While Israeli settlements currently constitute less than two percent of the West Bank, including East Jerusalem, they control a total of 41.9 percent of the territory, according to a report released by Israel's most important human rights organization Monday.
The group, B'Tselem, or the Israeli Information Center for Human Rights in the Occupied Territories, charged that Israeli authorities have created a "regime of separation based on discrimination," in which they apply two different systems of law in the same area, basing the rights of individuals there on their nationality.
"This regime is the only one of its kind in the world, and is reminiscent of the distasteful regimes of the past, such as the Apartheid regime in South Africa," according to the report, entitled 'Land Grab: Israel's Settlement Policy in the West Bank.'
Its publication comes at a critical moment in the conflict between Israel and the Palestinians. Recent invasions by Israeli military forces in the West Bank in retaliation for suicide bombings have been widely denounced by the international community as major setbacks to the Oslo peace process, which was based on the principle that Israel would eventually vacate most of the settlements in exchange for a permanent peace agreement with the Palestine National Authority headed by Yasser Arafat.

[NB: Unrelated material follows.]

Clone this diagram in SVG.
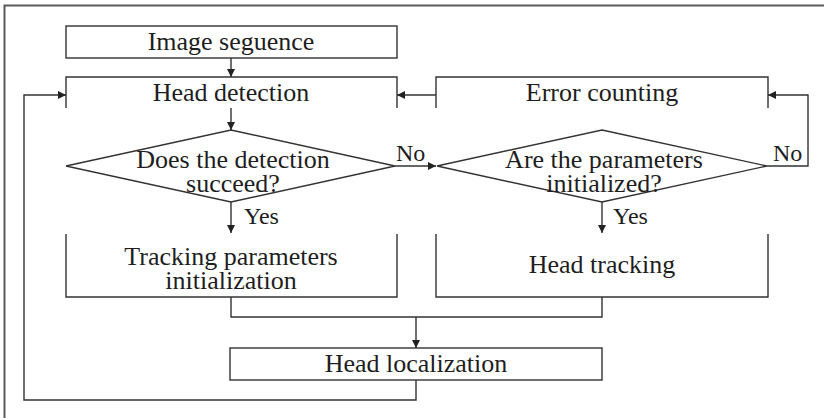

The polarization caused by the conflict, the latest and most violent phase in the so-called al-Aqsa intifada that began in September, 2000, has hardened the position of Prime Minister Ariel Sharon who, while nominally in favor of the eventual creation of a Palestinian state, has more recently vowed not to give up any Israeli settlements.
On the other hand, a poll taken just last week by the Dahaf Institute in Israel found that 59 percent of Israelis believe that a withdrawal that includes evacuating most of the settlements will lead to a renewal of the peace process, and 72 percent said it would also improve Israel's battered international standing.
The poll was released in advance of the biggest peace demonstration in Israel since the latest intifada began. Between 50,000 and 60,000 Israelis turned out in Tel Aviv this past weekend in support of a Saudi peace plan which calls for Israel to dismantle the settlements and withdraw fully from the occupied territories in return for full peace with all of its Arab neighbors.
B'Tselem's report charges that Israel's settlement policy--that has resulted in some 380,000 Israeli citizens living in the West Bank--violates international humanitarian law which bans an occupying power from transferring its citizens into occupied territory and from making any permanent changes in occupied areas unless they are undertaken for the benefit of the local population or for urgent military needs.
"Israel's settlement policy violates these regulations," the report concludes, noting that Israel has used the settlements to "justify numerous violations of the Palestinians' human rights, such as the right to housing, to earn a livelihood, and the right to freedom of movement."
"The drastic change that Israel has made in the map on the West Bank prevents any real possibility for the establishment of an independent, viable Palestinian state as part of the Palestinians' right to self-determination," according to the report, which is particularly critical of what it calls "the manipulative use of legal tools in order to give the settlement enterprise an impression of legality."
Thus, when Jordanian legislation served Israel's goals, it applied Jordanian law, arguing that international law obliges it to respect the legislation in effect before occupation on the West Bank of the Jordan River. On the other hand, where Jordanian legislation interfered with Israel's plans, it was changed through military legislation.
B'Tselem called such practices "cynical and biased," as well as violations of international conventions to which Israel is itself a party.
To redress these injustices, the report called for an immediate halt to the construction of new settlements and building within settlements; a freeze on the planning and construction of new bypass roads and the expropriation of land for those purposes; a return to the Palestinian communities of all undeveloped areas within the municipal boundaries of the settlements; and the abolition of special planning committees in the settlements which are used to extend their control.